La vacuna triple bacteriana, que protege contra tifus, difteria y tétanos, entra en el calendario obligatorio. Pero el niño de Olot no recibió esa protección. Si los padres pertenecen a un grupo antivacunas, o se dejan influir por él, sus hijos quedarán expuestos a ciertas enfermedades víricas o bacterianas. Lo normal es que no suceda nada pero el niño en cuestión ha muerto. Y los padres dicen ahora que los antivacunas les engañaron. ¿Hay que compadecerse de ellos? Por supuesto. Pero no he leído que ni ellos ni quienes les engañaron hayan sido acusados de delito y llevados ante el juez.

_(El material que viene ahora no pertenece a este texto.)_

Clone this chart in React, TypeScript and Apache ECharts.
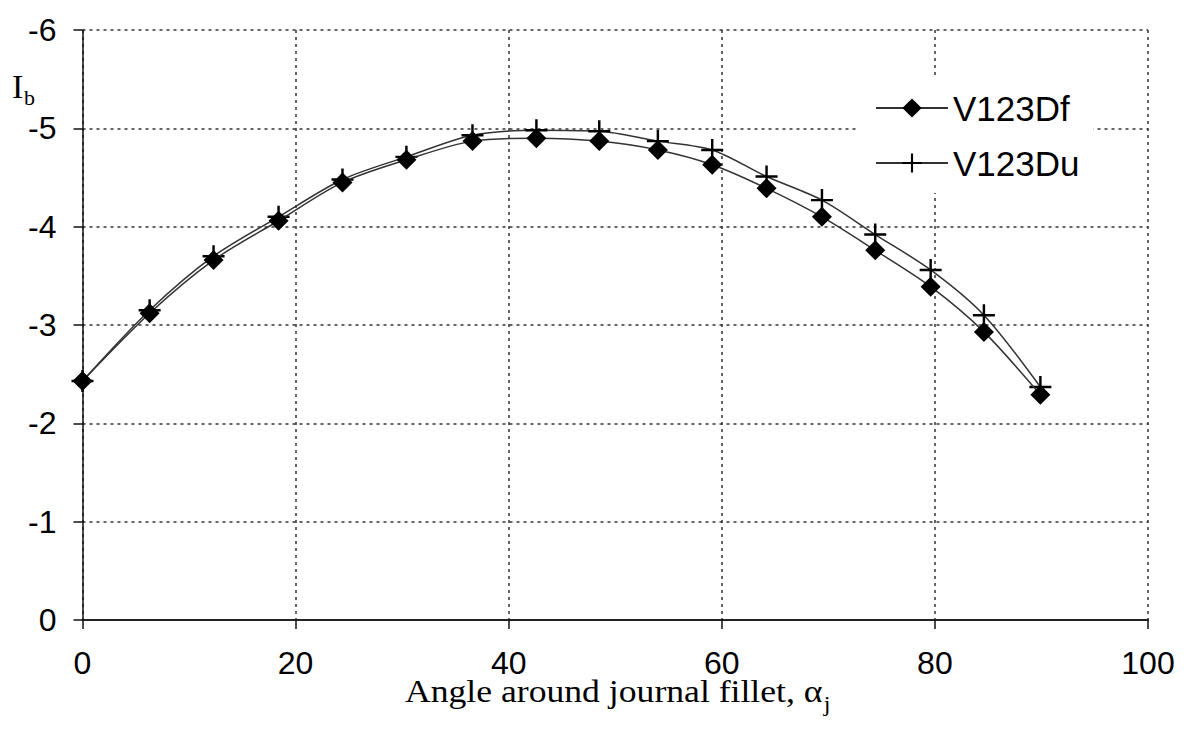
import React, { useEffect, useRef } from "react";
import * as echarts from "echarts";

const angles = [0, 6.3, 12.3, 18.4, 24.4, 30.4, 36.6, 42.6, 48.5, 54, 59.1, 64.2, 69.4, 74.4, 79.6, 84.6, 89.9];
const v123Df = [-2.43, -3.12, -3.66, -4.06, -4.45, -4.68, -4.87, -4.9, -4.87, -4.78, -4.63, -4.39, -4.1, -3.76, -3.39, -2.93, -2.29];
const v123Du = [-2.43, -3.15, -3.7, -4.1, -4.48, -4.71, -4.93, -4.98, -4.97, -4.87, -4.78, -4.51, -4.27, -3.92, -3.56, -3.1, -2.37];
const seriesNames = ["V123Df", "V123Du"];
const xTitle = "Angle around journal fillet, α";
const xTitleSub = "j";
const yTitle = "I";
const yTitleSub = "b";

const PLUS = "path://M8,0H10V8H18V10H10V18H8V10H0V8H8Z";

function measure(text: string, font: string): number {
  const c = document.createElement("canvas").getContext("2d");
  if (!c) return text.length * 12;
  c.font = font;
  return c.measureText(text).width;
}

export default function App() {
  const ref = useRef<HTMLDivElement>(null);
  useEffect(() => {
    document.body.style.margin = "0";
    if (!ref.current) return;
    const chart = echarts.init(ref.current, undefined, { renderer: "svg" });
    const serif = "Liberation Serif";
    const sans = "Liberation Sans";
    const titleFs = 31;
    const titleW = measure(xTitle, `${titleFs}px "${serif}"`);
    const stretch = 1.15;
    const titleX = 405;
    const titleY = 707;
    chart.setOption({
      animation: false,
      backgroundColor: "#ffffff",
      grid: { left: 82.5, right: 39, top: 30, bottom: 114, containLabel: false },
      xAxis: {
        type: "value",
        min: 0,
        max: 100,
        interval: 20,
        axisLine: { show: true, onZero: false, lineStyle: { color: "#222", width: 2 } },
        axisTick: { show: true, length: 9, lineStyle: { color: "#111", width: 1.5 } },
        axisLabel: { color: "#000", fontSize: 32, fontFamily: sans, margin: 27 },
        splitLine: { show: true, lineStyle: { color: "#333", width: 1.5, type: [3, 4] } },
      },
      yAxis: {
        type: "value",
        min: -6,
        max: 0,
        interval: 1,
        inverse: true,
        axisLine: { show: true, onZero: false, lineStyle: { color: "#111", width: 1.5 } },
        axisTick: { show: true, length: 9, lineStyle: { color: "#111", width: 1.5 } },
        axisLabel: { color: "#000", fontSize: 32, fontFamily: sans, margin: 26 },
        splitLine: { show: true, lineStyle: { color: "#333", width: 1.5, type: [3, 4] } },
      },
      legend: {
        orient: "vertical",
        left: 857,
        top: 75,
        backgroundColor: "#ffffff",
        padding: [15, 14, 12, 18],
        itemGap: 19,
        itemWidth: 72,
        itemHeight: 24,
        textStyle: { color: "#000", fontSize: 35, fontFamily: sans, lineHeight: 36 },
        data: seriesNames,
      },
      series: [
        {
          name: seriesNames[0],
          type: "line",
          data: angles.map((a, i) => [a, v123Df[i]]),
          smooth: 0.3,
          symbol: "diamond",
          symbolSize: 20,
          itemStyle: { color: "#000" },
          lineStyle: { color: "#333", width: 1.5 },
          z: 3,
        },
        {
          name: seriesNames[1],
          type: "line",
          data: angles.map((a, i) => [a, v123Du[i]]),
          smooth: 0.3,
          symbol: PLUS,
          symbolSize: 22,
          itemStyle: { color: "#000" },
          lineStyle: { color: "#333", width: 1.5 },
          z: 2,
        },
      ],
      graphic: [
        {
          type: "group",
          x: titleX,
          y: titleY,
          scaleX: stretch,
          children: [
            {
              type: "text",
              x: 0,
              y: 0,
              style: { text: xTitle, fontSize: titleFs, fontFamily: serif, fill: "#000", verticalAlign: "bottom" },
            },
            {
              type: "text",
              x: titleW + 1,
              y: 8,
              style: { text: xTitleSub, fontSize: 21, fontFamily: serif, fill: "#000", verticalAlign: "bottom" },
            },
          ],
        },
        {
          type: "text",
          x: 12,
          y: 103,
          style: { text: yTitle, fontSize: 34, fontFamily: serif, fill: "#000", verticalAlign: "bottom" },
        },
        {
          type: "text",
          x: 24,
          y: 108,
          style: { text: yTitleSub, fontSize: 22, fontFamily: serif, fill: "#000", verticalAlign: "bottom" },
        },
      ],
    });
    return () => chart.dispose();
  }, []);
  return <div ref={ref} style={{ position: "fixed", left: 0, top: 0, width: 1187, height: 734 }} />;
}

Ahí aparece el problema real: que alguien, engañado o no, pueda oponerse a que sus hijos se vacunen sin que pase nada. El drama de la muerte durará toda su vida y ése parece castigo suficiente en términos religiosos o filosóficos. Pero no lo es porque no evita el riesgo. La verdadera cuestión no está en el conflicto entre el niño amenazado y sus padres, militantes contra las vacunas. El riesgo mayor es el de una pandemia: quienes rodean al enfermo estando vacunados no padecerán la enfermedad pero transmitirán el germen. El consejero catalán de Salud se ha negado a entrar en el debate de si las vacunas deberían ser obligatorias en serio, optando por la pedagogía buenista para convencer a todos. Está claro que de poco sirve como garante algo que se deja a la libre voluntad. Hay razones no sólo científicas sino también filosóficas y jurídicas para imponer por la fuerza las vacunas. Las de quienes entran en riesgo de muerte porque a sus padres les engañan.